With a jolt of recognition, Rosa knew then God had sent her an opportunity to redeem herself by telling the truth, even if it meant that her mother too would renounce her, and her last refuge would disappear.

“Mamá,” she said softly, “there’s something to what you say.”

Her mother turned her head sharply, her gaze keen. “What do you mean?”

There Rosa’s courage faltered. “There is something of John in the girls, though you might not want to see it because you despise him.”

Her mother studied her for a long moment. “I do despise him,” she admitted, turning her gaze back to her granddaughters. “I think I understand his grief, though I’ve never lost a child, but I can’t forgive him for lashing out at you. You should be able to draw comfort from each other in your mourning. Instead John seems to blame you.”

Rosa laughed shortly. “He’s not the only one.”

“Ignorant people, whispering cruel rumors,” her mother said in disgust. “Pay them no mind.”

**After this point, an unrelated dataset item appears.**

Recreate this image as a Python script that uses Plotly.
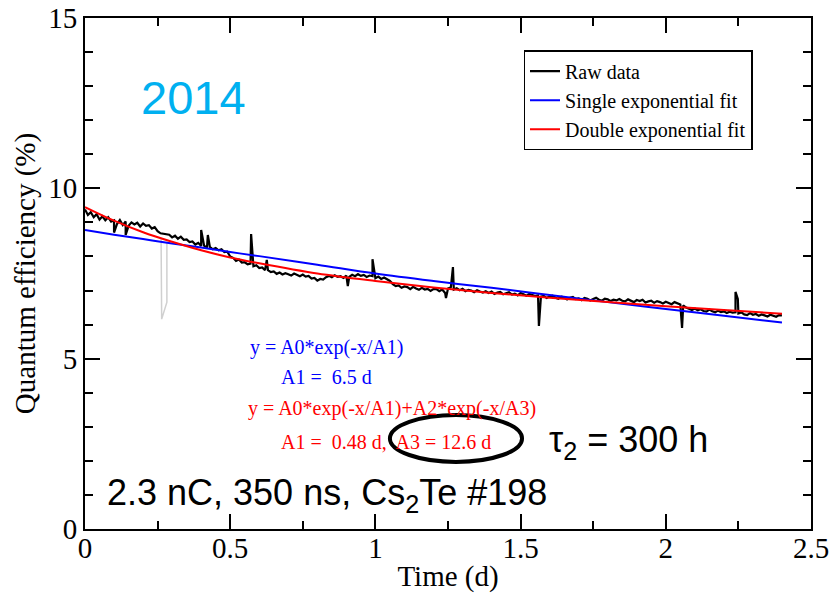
import numpy as np
import plotly.graph_objects as go

# ---------------- data ----------------
raw_y = [
    9.38, 9.22, 9.30, 9.15,
    9.24, 9.08, 9.18, 9.06, 9.15, 9.02,
    9.06, 8.95, 9.07, 8.92,
    9.03, 8.90, 9.00, 8.94, 8.99, 8.88, 8.97, 8.90, 8.92,
    8.82, 8.86, 8.74,
    8.68, 8.67, 8.66,
    8.64, 8.56, 8.61, 8.52, 8.58, 8.49,
    8.50, 8.42, 8.44, 8.35, 8.40, 8.31,
    8.32, 8.26, 8.28, 8.21, 8.25, 8.18, 8.21, 8.13, 8.14,
    8.00, 7.96, 7.87, 7.91, 7.82,
    7.83, 7.77, 7.79, 7.71, 7.74, 7.66, 7.68, 7.60,
    7.60, 7.54, 7.56, 7.49, 7.53, 7.47, 7.51, 7.48, 7.44, 7.50, 7.45, 7.42, 7.47, 7.41, 7.43,
    7.35, 7.37, 7.29, 7.34, 7.32, 7.39,
    7.43, 7.39, 7.45, 7.40, 7.42, 7.37, 7.44,
    7.40, 7.46, 7.42, 7.48, 7.43, 7.46, 7.40, 7.44,
    7.42, 7.36, 7.41, 7.34, 7.38, 7.32, 7.28,
    7.19, 7.13, 7.15, 7.08, 7.12, 7.10, 7.04, 7.11, 7.06, 7.02, 7.08, 7.03, 7.05, 6.99, 7.04,
    7.04, 6.98, 7.03, 6.93,
    7.06, 7.10, 7.03, 7.07, 7.01, 7.05, 6.98, 7.02, 7.00, 6.95, 7.01, 6.97, 6.94, 6.98,
    6.93, 6.97, 6.90, 6.94, 6.96, 6.89, 6.92, 6.95, 6.88, 6.91, 6.86, 6.93, 6.89, 6.85, 6.90, 6.87, 6.84,
    6.86, 6.82, 6.84, 6.78, 6.83, 6.85, 6.79, 6.76, 6.82, 6.80, 6.74, 6.79, 6.81, 6.75,
    6.77, 6.72, 6.78, 6.76, 6.71, 6.75, 6.79, 6.73, 6.70, 6.76, 6.74, 6.69, 6.73, 6.71,
    6.75, 6.70, 6.68, 6.74, 6.71, 6.66, 6.72, 6.69, 6.73, 6.65, 6.68, 6.70,
    6.64, 6.69, 6.66, 6.62, 6.67, 6.64, 6.60, 6.66, 6.63, 6.59, 6.56,
    6.50, 6.46, 6.43, 6.47, 6.42, 6.45, 6.40, 6.38, 6.44, 6.39, 6.36, 6.41, 6.37, 6.39, 6.34, 6.38, 6.35, 6.36,
    6.33, 6.36, 6.30, 6.28, 6.34, 6.29, 6.31, 6.26, 6.30, 6.27, 6.24, 6.29, 6.26, 6.23, 6.28, 6.27,
]
raw_step = 0.01

spike_x = [0.100, 0.140, 0.400, 0.423, 0.572, 0.626, 0.905, 0.990, 1.243, 1.267, 1.563, 2.056, 2.240, 2.248]
spike_y = [8.70, 8.63, 8.78, 8.63, 8.66, 7.90, 7.13, 7.92, 6.78, 7.69, 5.96, 5.90, 6.96, 6.75]

gray_x = [0.262, 0.264, 0.282, 0.282]
gray_y = [8.55, 6.16, 6.66, 8.43]

fit_x = [0.0, 0.1, 0.2, 0.3, 0.4, 0.5, 0.6, 0.8, 1.0, 1.2, 1.4, 1.6, 1.8, 2.0, 2.2, 2.4]
single_y = [8.78, 8.64, 8.51, 8.38, 8.26, 8.13, 8.01, 7.76, 7.50, 7.28, 7.08, 6.87, 6.66, 6.46, 6.26, 6.06]
double_y = [9.45, 9.05, 8.71, 8.43, 8.18, 7.97, 7.80, 7.50, 7.28, 7.09, 6.93, 6.79, 6.66, 6.54, 6.43, 6.32]

legend_names = ["Raw data", "Single exponential fit", "Double exponential fit"]

# merge raw base with spikes
base_x = list(np.round(np.arange(len(raw_y)) * raw_step, 4))
pts = sorted(list(zip(base_x, raw_y)) + list(zip(spike_x, spike_y)), key=lambda p: p[0])
rx = [p[0] for p in pts]
ry = [p[1] for p in pts]

serif = "Liberation Serif, Times New Roman, serif"
sans = "Liberation Sans, Arial, sans-serif"

fig = go.Figure()
fig.add_trace(go.Scatter(x=gray_x, y=gray_y, mode="lines",
                         line=dict(color="#d0d0d0", width=1.5), showlegend=False, hoverinfo="skip"))
fig.add_trace(go.Scatter(x=rx, y=ry, mode="lines", name=legend_names[0],
                         line=dict(color="black", width=2.2)))
fig.add_trace(go.Scatter(x=fit_x, y=single_y, mode="lines", name=legend_names[1],
                         line=dict(color="#0000ff", width=2, shape="spline")))
fig.add_trace(go.Scatter(x=fit_x, y=double_y, mode="lines", name=legend_names[2],
                         line=dict(color="#ff0000", width=2, shape="spline")))

axis_common = dict(showline=True, linecolor="black", linewidth=2, mirror="ticks",
                   ticks="inside", tickcolor="black", tickwidth=2, ticklen=15,
                   showgrid=False, zeroline=False, automargin=False,
                   tickfont=dict(family=serif, size=29, color="black"))

fig.update_xaxes(range=[0, 2.5], dtick=0.5, tick0=0, ticklabelstandoff=-8,
                 minor=dict(ticks="inside", ticklen=8, dtick=0.25, tickcolor="black", tickwidth=2, showgrid=False),
                 title=dict(text="Time (d)", font=dict(family=serif, size=29, color="black"), standoff=4),
                 **axis_common)
fig.update_yaxes(range=[0, 15], dtick=5, tick0=0,
                 minor=dict(ticks="inside", ticklen=8, dtick=1, tickcolor="black", tickwidth=2, showgrid=False),
                 title=dict(text="Quantum efficiency (%)", font=dict(family=serif, size=29, color="black"), standoff=4),
                 **axis_common)

# ellipse
fig.add_shape(type="circle", xref="x", yref="y", x0=1.05, x1=1.505, y0=1.97, y1=3.35,
              line=dict(color="black", width=4))

ann = [
    dict(text="2014", x=0.186, y=12.68, font=dict(family=sans, size=47, color="#00b0f0")),
    dict(text="y = A0*exp(-x/A1)", x=0.561, y=5.34, font=dict(family=serif, size=20, color="#0000ff")),
    dict(text="A1 =\u00a0 6.5 d", x=0.668, y=4.46, font=dict(family=serif, size=20, color="#0000ff")),
    dict(text="y = A0*exp(-x/A1)+A2*exp(-x/A3)", x=0.554, y=3.55, font=dict(family=serif, size=20, color="#ff0000")),
    dict(text="A1 =\u00a0 0.48 d,\u00a0 A3 = 12.6 d", x=0.668, y=2.55, font=dict(family=serif, size=20, color="#ff0000")),
    dict(text="\u03c4<sub>2</sub> = 300 h", x=1.591, y=2.55, font=dict(family=sans, size=36, color="black")),
    dict(text="2.3 nC, 350 ns, Cs<sub>2</sub>Te #198", x=0.069, y=1.0, font=dict(family=sans, size=36, color="black")),
]
for a in ann:
    fig.add_annotation(xref="x", yref="y", xanchor="left", yanchor="middle", showarrow=False, **a)

fig.update_layout(
    width=830, height=593,
    margin=dict(l=85, r=19, t=18, b=64),
    paper_bgcolor="white", plot_bgcolor="white",
    legend=dict(x=0.604, y=0.937, xanchor="left", yanchor="top",
                bgcolor="white", bordercolor="black", borderwidth=1.5,
                font=dict(family=serif, size=20, color="black"),
                tracegroupgap=0, itemwidth=30),
)

fig.write_html("out.html")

Marta proved to be as devoted a big sister to Maria when she was born in the winter of 1919 as she had always been to Ana. John and Rosa were blessed with another son in the spring of the following year, and for a brief, precious time, all four children thrived. The perpetual scowl left John’s face, and he treated Rosa with kindness he had not shown since the early months of their marriage. Then Maria fell ill, and then Ana, who had so long eluded the strange sickness that had claimed her siblings that her parents had begun to hope that, like Marta, she would avoid their fate. Soon after John Junior passed away, in a rare display of tears, John confided to Rosa that his eldest sister had died in childhood after suffering from a similar affliction. “We must resign ourselves to the will of God,” he had choked out, roughly brushing away his tears with the back of his fist. Then he had bitterly added, “At least we’ll still have Marta when all the others are dead and buried.”

Distressed and angry, Rosa poured out her heart to her mother. “You mustn’t give up searching for a cure, no matter
what your husband decides for himself,” Rosa’s mother said staunchly, embracing her with one arm and cradling baby Pedro in the other. “And I will help you. I’ve heard of a powerful
curandera
in El Paso, someone I haven’t consulted before. I’ll write to her today.”

Reluctant to tear herself away from the comfort of her mother’s company, Rosa lingered on the mesa longer than she should have. When she finally arrived home with the children, she found John sorting mail in the front room. “You’re home early,” she said breathlessly, managing a smile in passing as she took the children to their bedrooms and put them down for a nap.